## WRITTEN TASK:
From the first line of the data below through the line bearing "const femaleAccStars = ['***', '***', '***', '***'];", reproduce each line exactly; do not include pictures.

-------- DATA FOR THIS TASK

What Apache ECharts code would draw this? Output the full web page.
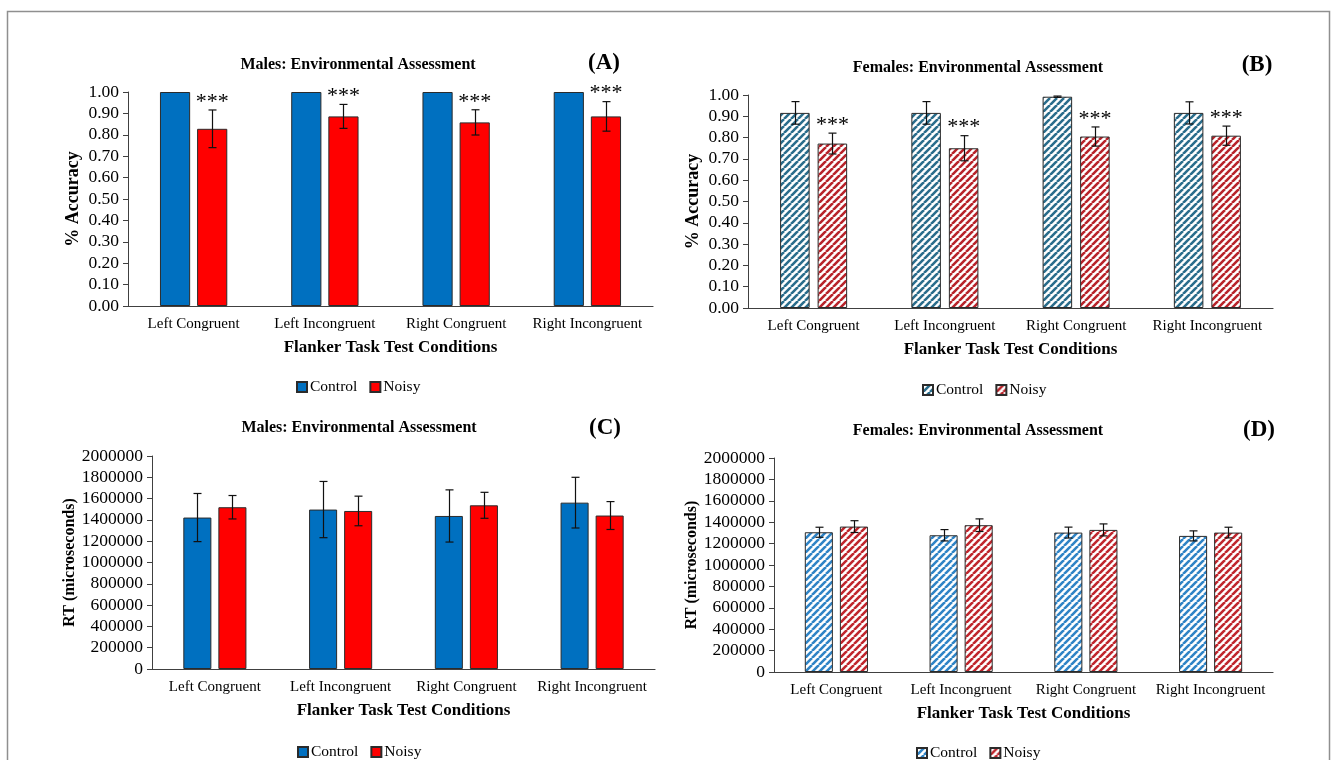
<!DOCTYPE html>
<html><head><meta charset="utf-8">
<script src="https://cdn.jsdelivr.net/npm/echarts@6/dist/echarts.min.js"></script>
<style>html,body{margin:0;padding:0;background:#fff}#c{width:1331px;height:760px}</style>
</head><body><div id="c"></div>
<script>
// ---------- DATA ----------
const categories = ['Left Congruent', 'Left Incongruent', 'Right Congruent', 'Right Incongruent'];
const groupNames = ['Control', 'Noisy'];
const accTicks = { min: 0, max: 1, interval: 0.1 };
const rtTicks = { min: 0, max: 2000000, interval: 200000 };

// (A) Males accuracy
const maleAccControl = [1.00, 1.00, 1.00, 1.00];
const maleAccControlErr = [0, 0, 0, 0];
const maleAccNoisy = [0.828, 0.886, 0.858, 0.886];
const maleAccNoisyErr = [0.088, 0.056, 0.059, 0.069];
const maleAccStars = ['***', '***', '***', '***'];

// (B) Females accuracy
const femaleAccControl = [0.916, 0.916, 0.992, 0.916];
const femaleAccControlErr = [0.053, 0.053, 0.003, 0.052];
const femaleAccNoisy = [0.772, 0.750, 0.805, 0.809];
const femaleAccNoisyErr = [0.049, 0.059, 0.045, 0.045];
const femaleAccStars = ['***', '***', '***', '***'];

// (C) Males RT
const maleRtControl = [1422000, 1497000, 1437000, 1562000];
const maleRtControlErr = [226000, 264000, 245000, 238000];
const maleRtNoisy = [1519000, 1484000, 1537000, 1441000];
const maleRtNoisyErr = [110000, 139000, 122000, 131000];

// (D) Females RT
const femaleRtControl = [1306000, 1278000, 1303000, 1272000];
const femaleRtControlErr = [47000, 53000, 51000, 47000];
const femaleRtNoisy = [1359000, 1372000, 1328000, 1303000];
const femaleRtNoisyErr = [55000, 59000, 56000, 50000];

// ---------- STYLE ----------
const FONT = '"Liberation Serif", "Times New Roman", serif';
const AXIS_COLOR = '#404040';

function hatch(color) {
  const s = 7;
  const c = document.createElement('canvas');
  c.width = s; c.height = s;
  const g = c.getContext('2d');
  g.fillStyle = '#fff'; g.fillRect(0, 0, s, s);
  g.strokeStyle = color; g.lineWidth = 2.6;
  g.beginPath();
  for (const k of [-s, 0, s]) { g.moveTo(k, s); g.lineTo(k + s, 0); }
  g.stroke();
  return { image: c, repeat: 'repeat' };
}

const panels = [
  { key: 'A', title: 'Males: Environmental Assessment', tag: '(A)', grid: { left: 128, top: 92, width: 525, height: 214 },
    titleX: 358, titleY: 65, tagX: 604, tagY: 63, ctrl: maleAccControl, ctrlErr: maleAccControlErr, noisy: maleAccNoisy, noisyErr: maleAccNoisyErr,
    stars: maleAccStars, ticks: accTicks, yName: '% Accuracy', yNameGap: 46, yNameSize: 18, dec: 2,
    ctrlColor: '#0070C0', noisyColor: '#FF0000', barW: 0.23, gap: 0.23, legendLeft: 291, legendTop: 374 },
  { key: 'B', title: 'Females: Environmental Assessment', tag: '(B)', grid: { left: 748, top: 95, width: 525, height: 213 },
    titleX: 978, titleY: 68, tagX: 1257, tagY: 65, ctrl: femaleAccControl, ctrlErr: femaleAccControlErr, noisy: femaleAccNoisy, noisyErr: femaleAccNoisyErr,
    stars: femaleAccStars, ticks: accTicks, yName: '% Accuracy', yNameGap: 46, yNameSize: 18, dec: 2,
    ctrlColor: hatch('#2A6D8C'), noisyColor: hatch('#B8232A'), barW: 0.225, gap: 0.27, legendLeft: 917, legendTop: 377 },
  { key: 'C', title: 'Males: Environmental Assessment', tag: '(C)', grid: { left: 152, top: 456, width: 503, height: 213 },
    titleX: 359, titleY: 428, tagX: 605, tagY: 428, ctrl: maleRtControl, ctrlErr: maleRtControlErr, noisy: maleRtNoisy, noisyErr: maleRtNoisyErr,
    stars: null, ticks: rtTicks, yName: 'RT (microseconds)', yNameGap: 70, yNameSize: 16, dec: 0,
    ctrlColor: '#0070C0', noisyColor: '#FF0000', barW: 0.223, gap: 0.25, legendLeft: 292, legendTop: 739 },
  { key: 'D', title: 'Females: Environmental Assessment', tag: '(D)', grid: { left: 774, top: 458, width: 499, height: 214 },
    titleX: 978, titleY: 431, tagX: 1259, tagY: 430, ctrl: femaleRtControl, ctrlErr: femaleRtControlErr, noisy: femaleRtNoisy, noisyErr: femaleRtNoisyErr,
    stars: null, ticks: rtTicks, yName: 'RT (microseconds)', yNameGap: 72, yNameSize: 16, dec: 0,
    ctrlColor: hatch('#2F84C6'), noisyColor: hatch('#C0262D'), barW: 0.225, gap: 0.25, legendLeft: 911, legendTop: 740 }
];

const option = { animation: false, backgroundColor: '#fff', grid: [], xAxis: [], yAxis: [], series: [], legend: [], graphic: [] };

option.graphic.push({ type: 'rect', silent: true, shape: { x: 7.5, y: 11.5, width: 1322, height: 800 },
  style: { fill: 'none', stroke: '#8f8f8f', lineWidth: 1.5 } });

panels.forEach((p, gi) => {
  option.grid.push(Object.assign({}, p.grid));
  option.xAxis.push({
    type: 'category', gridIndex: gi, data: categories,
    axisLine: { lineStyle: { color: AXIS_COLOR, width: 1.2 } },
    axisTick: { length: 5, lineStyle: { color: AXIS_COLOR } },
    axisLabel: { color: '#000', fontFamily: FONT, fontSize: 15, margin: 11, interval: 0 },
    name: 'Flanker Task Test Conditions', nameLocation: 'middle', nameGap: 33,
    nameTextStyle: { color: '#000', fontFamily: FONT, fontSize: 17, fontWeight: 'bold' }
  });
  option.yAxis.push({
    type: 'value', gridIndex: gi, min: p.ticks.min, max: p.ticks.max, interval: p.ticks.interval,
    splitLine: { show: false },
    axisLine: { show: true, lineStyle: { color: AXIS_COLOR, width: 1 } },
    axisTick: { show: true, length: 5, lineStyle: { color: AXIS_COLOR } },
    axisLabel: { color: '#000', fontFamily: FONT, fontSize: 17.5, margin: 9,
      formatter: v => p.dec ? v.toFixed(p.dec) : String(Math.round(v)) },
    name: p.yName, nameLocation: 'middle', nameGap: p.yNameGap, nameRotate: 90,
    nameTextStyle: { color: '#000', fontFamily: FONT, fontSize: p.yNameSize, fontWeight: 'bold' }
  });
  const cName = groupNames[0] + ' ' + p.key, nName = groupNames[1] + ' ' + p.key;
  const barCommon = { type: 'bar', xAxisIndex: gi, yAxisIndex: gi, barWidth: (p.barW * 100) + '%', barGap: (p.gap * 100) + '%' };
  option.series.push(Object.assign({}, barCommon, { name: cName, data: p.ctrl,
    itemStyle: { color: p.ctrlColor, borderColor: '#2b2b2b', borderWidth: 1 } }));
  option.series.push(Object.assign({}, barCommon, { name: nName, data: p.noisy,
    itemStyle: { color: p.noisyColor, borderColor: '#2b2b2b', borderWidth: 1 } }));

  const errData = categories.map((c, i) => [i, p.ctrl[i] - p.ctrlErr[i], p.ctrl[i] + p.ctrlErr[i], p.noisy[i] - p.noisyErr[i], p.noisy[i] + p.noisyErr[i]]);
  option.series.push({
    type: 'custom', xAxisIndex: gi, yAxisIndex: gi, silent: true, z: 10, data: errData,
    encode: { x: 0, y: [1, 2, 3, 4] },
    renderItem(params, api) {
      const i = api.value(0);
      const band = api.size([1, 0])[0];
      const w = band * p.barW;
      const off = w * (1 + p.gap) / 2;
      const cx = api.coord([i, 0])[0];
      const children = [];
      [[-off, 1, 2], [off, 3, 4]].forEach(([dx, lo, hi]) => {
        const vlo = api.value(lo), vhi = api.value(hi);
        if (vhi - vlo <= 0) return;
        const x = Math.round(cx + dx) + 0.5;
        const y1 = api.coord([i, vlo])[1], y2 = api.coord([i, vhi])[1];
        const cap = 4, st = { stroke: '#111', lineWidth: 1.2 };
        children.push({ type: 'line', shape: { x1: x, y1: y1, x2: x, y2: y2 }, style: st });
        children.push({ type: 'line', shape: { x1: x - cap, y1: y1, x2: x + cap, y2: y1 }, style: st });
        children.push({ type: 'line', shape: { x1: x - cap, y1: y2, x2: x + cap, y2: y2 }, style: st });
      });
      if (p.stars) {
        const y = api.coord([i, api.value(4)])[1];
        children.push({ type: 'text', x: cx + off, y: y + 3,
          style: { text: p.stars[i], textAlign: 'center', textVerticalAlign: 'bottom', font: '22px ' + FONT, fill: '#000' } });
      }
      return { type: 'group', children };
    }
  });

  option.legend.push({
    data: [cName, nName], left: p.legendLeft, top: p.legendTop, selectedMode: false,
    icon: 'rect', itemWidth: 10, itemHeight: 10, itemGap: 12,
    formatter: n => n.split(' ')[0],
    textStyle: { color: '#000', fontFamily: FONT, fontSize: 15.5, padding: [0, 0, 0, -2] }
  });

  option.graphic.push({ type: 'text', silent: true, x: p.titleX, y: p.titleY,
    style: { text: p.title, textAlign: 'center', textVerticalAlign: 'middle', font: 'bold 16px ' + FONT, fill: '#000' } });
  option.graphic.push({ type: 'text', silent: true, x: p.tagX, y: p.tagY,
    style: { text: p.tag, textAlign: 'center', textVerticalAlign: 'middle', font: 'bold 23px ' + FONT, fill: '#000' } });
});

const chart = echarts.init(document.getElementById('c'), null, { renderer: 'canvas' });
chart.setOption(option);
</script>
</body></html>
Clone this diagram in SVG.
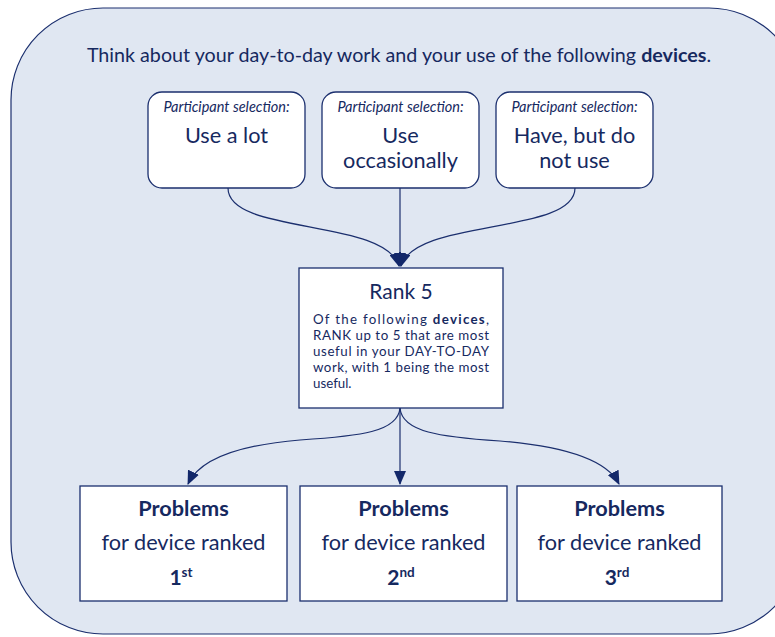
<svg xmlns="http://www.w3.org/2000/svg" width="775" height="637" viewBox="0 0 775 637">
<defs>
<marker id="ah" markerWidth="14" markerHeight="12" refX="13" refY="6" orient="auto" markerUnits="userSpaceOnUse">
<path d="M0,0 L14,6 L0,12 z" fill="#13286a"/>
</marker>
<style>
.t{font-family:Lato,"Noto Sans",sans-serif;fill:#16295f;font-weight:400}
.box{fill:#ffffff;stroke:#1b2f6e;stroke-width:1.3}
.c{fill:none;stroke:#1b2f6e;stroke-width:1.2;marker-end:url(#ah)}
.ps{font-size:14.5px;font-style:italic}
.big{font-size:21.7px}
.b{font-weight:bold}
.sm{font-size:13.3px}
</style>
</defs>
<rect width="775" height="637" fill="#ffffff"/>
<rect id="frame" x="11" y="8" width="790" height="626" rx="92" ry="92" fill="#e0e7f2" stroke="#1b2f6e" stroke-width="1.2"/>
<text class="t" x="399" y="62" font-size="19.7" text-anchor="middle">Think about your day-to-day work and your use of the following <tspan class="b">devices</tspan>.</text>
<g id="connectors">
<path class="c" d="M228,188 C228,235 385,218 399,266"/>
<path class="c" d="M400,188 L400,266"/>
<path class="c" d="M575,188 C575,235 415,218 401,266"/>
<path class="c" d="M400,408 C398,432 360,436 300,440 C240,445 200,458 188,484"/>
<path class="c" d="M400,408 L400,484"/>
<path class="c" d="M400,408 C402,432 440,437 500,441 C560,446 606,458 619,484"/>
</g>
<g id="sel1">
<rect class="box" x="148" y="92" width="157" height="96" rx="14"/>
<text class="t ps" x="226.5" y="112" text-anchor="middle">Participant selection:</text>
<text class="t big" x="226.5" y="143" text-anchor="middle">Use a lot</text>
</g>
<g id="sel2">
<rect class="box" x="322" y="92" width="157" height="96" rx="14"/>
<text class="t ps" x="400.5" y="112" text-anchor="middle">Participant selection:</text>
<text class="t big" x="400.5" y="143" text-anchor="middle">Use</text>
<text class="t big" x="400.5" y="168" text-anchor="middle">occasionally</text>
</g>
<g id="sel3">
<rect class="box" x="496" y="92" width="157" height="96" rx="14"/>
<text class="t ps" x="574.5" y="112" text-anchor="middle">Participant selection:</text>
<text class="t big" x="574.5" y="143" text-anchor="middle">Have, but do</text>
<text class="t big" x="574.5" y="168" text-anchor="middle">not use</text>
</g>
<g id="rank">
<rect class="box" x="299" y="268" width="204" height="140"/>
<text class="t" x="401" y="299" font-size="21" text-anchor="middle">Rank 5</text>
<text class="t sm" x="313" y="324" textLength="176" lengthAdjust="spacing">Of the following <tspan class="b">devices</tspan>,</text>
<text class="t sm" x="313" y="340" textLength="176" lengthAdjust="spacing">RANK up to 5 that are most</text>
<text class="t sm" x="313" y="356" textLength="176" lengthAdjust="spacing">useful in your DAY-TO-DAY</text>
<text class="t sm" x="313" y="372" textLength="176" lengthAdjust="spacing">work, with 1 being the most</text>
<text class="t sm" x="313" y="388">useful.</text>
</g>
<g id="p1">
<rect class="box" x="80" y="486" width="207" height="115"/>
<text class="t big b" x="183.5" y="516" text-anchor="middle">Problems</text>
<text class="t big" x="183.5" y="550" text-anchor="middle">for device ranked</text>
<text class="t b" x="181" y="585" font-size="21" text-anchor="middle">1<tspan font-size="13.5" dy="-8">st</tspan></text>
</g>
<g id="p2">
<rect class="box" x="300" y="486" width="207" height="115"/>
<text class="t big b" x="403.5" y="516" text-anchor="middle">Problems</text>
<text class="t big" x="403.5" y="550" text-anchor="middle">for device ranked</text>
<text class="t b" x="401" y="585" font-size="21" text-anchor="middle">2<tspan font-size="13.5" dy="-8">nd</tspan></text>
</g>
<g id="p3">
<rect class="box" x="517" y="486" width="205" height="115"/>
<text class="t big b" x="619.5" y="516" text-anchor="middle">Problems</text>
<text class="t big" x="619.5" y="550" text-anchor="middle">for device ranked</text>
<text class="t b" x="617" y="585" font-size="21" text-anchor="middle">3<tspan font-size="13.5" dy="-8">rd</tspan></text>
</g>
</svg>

----------------

## COMPLETE ANSWER:
What Apache ECharts code would draw this? Output the full web page.
<!DOCTYPE html>
<html><head><meta charset="utf-8">
<script src="https://cdn.jsdelivr.net/npm/echarts@6/dist/echarts.min.js"></script>
<style>html,body{margin:0;padding:0;background:#fff}#c{width:1331px;height:760px}</style>
</head><body><div id="c"></div>
<script>
// ---------- DATA ----------
const categories = ['Left Congruent', 'Left Incongruent', 'Right Congruent', 'Right Incongruent'];
const groupNames = ['Control', 'Noisy'];
const accTicks = { min: 0, max: 1, interval: 0.1 };
const rtTicks = { min: 0, max: 2000000, interval: 200000 };

// (A) Males accuracy
const maleAccControl = [1.00, 1.00, 1.00, 1.00];
const maleAccControlErr = [0, 0, 0, 0];
const maleAccNoisy = [0.828, 0.886, 0.858, 0.886];
const maleAccNoisyErr = [0.088, 0.056, 0.059, 0.069];
const maleAccStars = ['***', '***', '***', '***'];

// (B) Females accuracy
const femaleAccControl = [0.916, 0.916, 0.992, 0.916];
const femaleAccControlErr = [0.053, 0.053, 0.003, 0.052];
const femaleAccNoisy = [0.772, 0.750, 0.805, 0.809];
const femaleAccNoisyErr = [0.049, 0.059, 0.045, 0.045];
const femaleAccStars = ['***', '***', '***', '***'];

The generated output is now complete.